Information provided:
• • • • •

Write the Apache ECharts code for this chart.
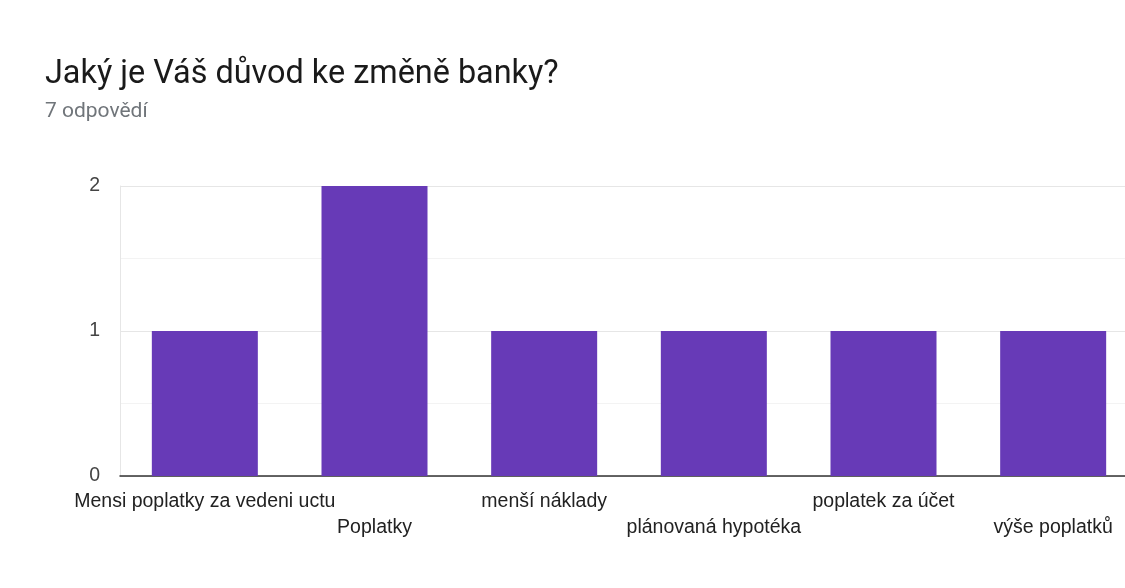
<!DOCTYPE html>
<html>
<head>
<meta charset="utf-8">
<script src="https://cdn.jsdelivr.net/npm/echarts@6/dist/echarts.min.js"></script>
<style>
  html, body { margin: 0; padding: 0; background: #ffffff; overflow: hidden; }
  /* plot runs slightly past the right edge of the window */
  #chart { width: 1138px; height: 588px; }
</style>
</head>
<body>
<div id="chart"></div>
<script>
// Survey answers: reasons for switching bank
const categories = [
  'Mensi poplatky za vedeni uctu',
  'Poplatky',
  'menší náklady',
  'plánovaná hypotéka',
  'poplatek za účet',
  'výše poplatků'
];
const counts = [1, 2, 1, 1, 1, 1];
const yTicks = [0, 1, 2];

const chart = echarts.init(document.getElementById('chart'), null, { renderer: 'canvas' });

chart.setOption({
  backgroundColor: '#ffffff',
  animation: false,
  title: {
    text: 'Jaký je Váš důvod ke změně banky?',
    subtext: '7 odpovědí',
    left: 45,
    top: 56,
    padding: 0,
    itemGap: 5,
    textStyle: {
      fontFamily: 'Roboto',
      fontSize: 32.4,
      fontWeight: 'normal',
      color: '#1a1a1a',
      lineHeight: 38
    },
    subtextStyle: {
      fontFamily: 'Roboto',
      fontSize: 21,
      color: '#70757a',
      lineHeight: 26
    }
  },
  grid: {
    left: 120,
    right: 0,
    top: 186,
    bottom: 112,
    containLabel: false
  },
  xAxis: {
    type: 'category',
    data: categories,
    axisTick: { show: false },
    axisLine: { lineStyle: { color: '#333333', width: 1.5 } },
    axisLabel: {
      interval: 0,
      margin: 13,
      fontFamily: 'Liberation Sans, Arial',
      fontSize: 19.5,
      color: '#222222',
      lineHeight: 26,
      formatter: (value, index) => (index % 2 === 1 ? '\n' + value : value)
    }
  },
  yAxis: {
    type: 'value',
    min: yTicks[0],
    max: yTicks[yTicks.length - 1],
    interval: 1,
    axisLine: { show: true, lineStyle: { color: '#e6e6e6', width: 1 } },
    axisTick: { show: false },
    axisLabel: {
      margin: 20,
      fontFamily: 'Liberation Sans, Arial',
      fontSize: 19.5,
      color: '#444444'
    },
    splitLine: { lineStyle: { color: '#e6e6e6', width: 1 } },
    minorTick: { show: false, splitNumber: 2 },
    minorSplitLine: { show: true, lineStyle: { color: '#f3f3f3', width: 1 } }
  },
  series: [{
    type: 'bar',
    data: counts,
    barWidth: 106,
    itemStyle: { color: '#673ab7' }
  }]
});
</script>
</body>
</html>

• • • • •

Stated exercise:
Restate the full listing verbatim and drop every picture.

Answer to this problem:
Write the Apache ECharts code for this chart.
<!DOCTYPE html>
<html>
<head>
<meta charset="utf-8">
<script src="https://cdn.jsdelivr.net/npm/echarts@6/dist/echarts.min.js"></script>
<style>
  html, body { margin: 0; padding: 0; background: #ffffff; overflow: hidden; }
  /* plot runs slightly past the right edge of the window */
  #chart { width: 1138px; height: 588px; }
</style>
</head>
<body>
<div id="chart"></div>
<script>
// Survey answers: reasons for switching bank
const categories = [
  'Mensi poplatky za vedeni uctu',
  'Poplatky',
  'menší náklady',
  'plánovaná hypotéka',
  'poplatek za účet',
  'výše poplatků'
];
const counts = [1, 2, 1, 1, 1, 1];
const yTicks = [0, 1, 2];

const chart = echarts.init(document.getElementById('chart'), null, { renderer: 'canvas' });

chart.setOption({
  backgroundColor: '#ffffff',
  animation: false,
  title: {
    text: 'Jaký je Váš důvod ke změně banky?',
    subtext: '7 odpovědí',
    left: 45,
    top: 56,
    padding: 0,
    itemGap: 5,
    textStyle: {
      fontFamily: 'Roboto',
      fontSize: 32.4,
      fontWeight: 'normal',
      color: '#1a1a1a',
      lineHeight: 38
    },
    subtextStyle: {
      fontFamily: 'Roboto',
      fontSize: 21,
      color: '#70757a',
      lineHeight: 26
    }
  },
  grid: {
    left: 120,
    right: 0,
    top: 186,
    bottom: 112,
    containLabel: false
  },
  xAxis: {
    type: 'category',
    data: categories,
    axisTick: { show: false },
    axisLine: { lineStyle: { color: '#333333', width: 1.5 } },
    axisLabel: {
      interval: 0,
      margin: 13,
      fontFamily: 'Liberation Sans, Arial',
      fontSize: 19.5,
      color: '#222222',
      lineHeight: 26,
      formatter: (value, index) => (index % 2 === 1 ? '\n' + value : value)
    }
  },
  yAxis: {
    type: 'value',
    min: yTicks[0],
    max: yTicks[yTicks.length - 1],
    interval: 1,
    axisLine: { show: true, lineStyle: { color: '#e6e6e6', width: 1 } },
    axisTick: { show: false },
    axisLabel: {
      margin: 20,
      fontFamily: 'Liberation Sans, Arial',
      fontSize: 19.5,
      color: '#444444'
    },
    splitLine: { lineStyle: { color: '#e6e6e6', width: 1 } },
    minorTick: { show: false, splitNumber: 2 },
    minorSplitLine: { show: true, lineStyle: { color: '#f3f3f3', width: 1 } }
  },
  series: [{
    type: 'bar',
    data: counts,
    barWidth: 106,
    itemStyle: { color: '#673ab7' }
  }]
});
</script>
</body>
</html>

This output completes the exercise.